__TASK DESCRIPTION__. Exactly the lines from the start of the data below through the line that contains "from matplotlib.font_manager import" are to be copied, with pictures left out.

________________________________________

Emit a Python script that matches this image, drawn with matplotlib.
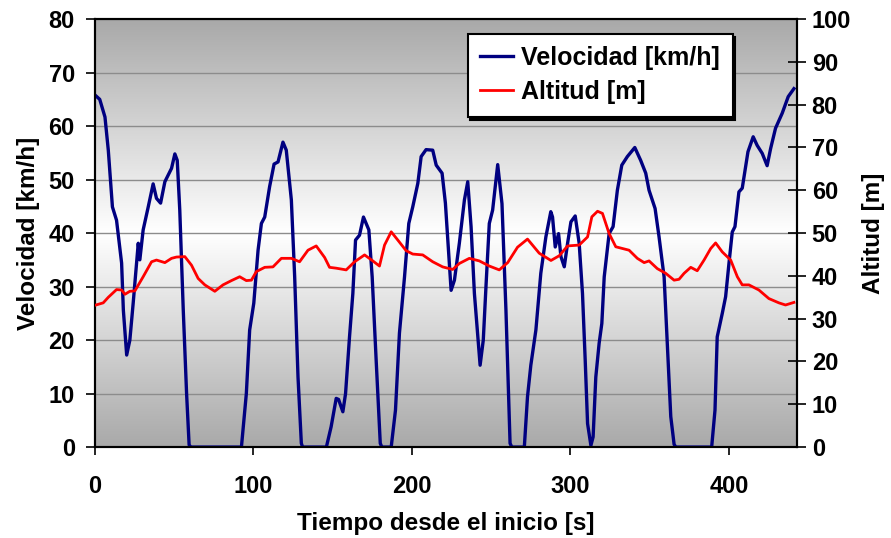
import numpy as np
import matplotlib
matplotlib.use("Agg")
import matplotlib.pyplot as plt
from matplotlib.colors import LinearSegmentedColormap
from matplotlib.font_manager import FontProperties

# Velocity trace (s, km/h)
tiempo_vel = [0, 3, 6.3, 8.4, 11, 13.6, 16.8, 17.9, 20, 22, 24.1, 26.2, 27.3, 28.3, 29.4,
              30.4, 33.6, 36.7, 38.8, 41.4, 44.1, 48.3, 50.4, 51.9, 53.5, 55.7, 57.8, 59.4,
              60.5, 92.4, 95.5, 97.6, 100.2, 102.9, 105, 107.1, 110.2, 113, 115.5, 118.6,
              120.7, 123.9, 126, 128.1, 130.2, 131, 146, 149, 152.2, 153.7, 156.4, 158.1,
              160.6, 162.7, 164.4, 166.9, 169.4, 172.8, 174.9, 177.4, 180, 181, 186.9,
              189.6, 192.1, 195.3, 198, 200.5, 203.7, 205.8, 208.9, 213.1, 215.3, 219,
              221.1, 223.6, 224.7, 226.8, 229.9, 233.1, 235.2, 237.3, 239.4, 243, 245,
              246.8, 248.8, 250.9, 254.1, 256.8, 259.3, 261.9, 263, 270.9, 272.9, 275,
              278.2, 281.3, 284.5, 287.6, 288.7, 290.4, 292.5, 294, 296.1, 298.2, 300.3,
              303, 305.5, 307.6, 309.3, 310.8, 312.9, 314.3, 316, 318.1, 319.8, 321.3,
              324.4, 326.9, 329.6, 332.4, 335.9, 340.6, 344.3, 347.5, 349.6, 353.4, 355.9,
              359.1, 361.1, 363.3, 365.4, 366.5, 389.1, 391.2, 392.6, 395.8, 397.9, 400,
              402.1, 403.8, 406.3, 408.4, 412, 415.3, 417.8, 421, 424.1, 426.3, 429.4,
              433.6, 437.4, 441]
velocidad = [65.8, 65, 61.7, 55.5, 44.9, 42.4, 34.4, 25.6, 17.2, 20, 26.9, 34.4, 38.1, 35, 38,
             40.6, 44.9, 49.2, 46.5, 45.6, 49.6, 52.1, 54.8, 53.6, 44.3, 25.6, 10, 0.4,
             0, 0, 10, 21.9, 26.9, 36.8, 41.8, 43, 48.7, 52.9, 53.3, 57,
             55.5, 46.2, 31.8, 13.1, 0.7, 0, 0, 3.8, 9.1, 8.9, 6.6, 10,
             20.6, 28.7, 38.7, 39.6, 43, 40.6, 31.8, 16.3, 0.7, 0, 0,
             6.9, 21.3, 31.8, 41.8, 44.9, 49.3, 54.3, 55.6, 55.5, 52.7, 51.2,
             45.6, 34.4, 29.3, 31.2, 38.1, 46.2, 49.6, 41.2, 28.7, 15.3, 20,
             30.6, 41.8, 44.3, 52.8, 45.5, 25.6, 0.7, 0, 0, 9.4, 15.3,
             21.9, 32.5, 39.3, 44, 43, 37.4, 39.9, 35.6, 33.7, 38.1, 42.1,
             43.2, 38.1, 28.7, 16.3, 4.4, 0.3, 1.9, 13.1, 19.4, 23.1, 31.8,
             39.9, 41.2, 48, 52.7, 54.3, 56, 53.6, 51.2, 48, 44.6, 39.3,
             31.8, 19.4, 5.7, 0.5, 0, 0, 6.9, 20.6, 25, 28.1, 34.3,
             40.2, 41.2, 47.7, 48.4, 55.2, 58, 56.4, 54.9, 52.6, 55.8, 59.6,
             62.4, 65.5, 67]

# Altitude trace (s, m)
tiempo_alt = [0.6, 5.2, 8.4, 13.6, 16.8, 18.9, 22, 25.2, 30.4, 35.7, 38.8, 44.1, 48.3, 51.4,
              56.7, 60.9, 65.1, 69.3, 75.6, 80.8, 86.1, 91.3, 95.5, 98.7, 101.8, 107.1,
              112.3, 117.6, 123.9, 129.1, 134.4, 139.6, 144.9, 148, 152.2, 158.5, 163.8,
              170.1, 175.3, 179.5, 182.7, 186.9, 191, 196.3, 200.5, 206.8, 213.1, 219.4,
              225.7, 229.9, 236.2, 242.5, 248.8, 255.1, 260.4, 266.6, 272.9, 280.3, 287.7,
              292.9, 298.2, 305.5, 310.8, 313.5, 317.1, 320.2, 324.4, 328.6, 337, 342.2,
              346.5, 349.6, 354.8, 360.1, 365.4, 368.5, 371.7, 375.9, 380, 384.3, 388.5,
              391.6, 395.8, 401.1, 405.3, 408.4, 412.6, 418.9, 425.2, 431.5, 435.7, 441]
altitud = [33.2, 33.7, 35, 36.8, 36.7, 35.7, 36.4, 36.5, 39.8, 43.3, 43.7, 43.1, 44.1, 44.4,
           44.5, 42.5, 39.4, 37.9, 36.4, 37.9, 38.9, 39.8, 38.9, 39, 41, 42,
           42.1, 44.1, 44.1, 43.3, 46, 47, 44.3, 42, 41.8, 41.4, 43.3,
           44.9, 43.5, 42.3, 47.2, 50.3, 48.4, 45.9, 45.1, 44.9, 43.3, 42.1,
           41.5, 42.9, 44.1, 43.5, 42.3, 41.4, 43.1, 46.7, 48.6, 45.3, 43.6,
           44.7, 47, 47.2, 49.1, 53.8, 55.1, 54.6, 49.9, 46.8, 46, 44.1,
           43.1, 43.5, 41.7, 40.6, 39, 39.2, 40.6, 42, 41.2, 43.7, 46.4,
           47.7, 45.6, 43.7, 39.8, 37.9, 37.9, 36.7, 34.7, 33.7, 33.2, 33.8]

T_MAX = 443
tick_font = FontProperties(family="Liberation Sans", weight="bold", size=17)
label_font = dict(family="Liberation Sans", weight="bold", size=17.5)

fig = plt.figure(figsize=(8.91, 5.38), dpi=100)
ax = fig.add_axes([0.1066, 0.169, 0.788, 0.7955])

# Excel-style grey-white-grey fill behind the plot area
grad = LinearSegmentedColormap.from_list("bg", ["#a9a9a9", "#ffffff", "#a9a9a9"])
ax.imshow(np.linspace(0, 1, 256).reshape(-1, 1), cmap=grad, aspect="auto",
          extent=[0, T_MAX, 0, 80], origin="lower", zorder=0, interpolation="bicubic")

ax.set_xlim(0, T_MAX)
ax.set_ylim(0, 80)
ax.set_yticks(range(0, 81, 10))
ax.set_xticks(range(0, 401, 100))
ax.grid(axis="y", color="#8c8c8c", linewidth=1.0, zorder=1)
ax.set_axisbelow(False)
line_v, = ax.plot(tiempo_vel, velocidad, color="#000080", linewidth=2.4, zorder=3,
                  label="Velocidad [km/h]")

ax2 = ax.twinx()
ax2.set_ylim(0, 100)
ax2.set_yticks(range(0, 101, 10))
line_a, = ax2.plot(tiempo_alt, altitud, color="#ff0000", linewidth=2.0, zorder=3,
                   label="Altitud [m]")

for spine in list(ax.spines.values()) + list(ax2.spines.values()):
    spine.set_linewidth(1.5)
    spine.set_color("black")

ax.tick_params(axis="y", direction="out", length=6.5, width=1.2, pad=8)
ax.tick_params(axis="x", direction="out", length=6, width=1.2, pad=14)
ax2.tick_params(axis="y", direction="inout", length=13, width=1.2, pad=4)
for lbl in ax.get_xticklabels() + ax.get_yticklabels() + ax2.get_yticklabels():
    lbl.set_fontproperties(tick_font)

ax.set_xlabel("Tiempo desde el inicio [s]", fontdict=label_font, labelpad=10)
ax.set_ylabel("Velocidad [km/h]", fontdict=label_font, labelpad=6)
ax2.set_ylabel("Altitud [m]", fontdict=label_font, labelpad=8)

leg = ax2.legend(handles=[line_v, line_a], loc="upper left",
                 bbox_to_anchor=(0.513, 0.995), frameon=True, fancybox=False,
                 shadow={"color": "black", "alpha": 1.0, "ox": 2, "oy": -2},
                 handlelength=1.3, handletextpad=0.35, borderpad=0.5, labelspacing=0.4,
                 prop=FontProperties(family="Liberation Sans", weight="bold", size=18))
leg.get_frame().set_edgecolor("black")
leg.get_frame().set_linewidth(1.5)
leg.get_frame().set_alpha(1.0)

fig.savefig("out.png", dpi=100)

________________________________________

__EXERCISE RESULT__.
Emit a Python script that matches this image, drawn with matplotlib.
import numpy as np
import matplotlib
matplotlib.use("Agg")
import matplotlib.pyplot as plt
from matplotlib.colors import LinearSegmentedColormap
from matplotlib.font_manager import FontProperties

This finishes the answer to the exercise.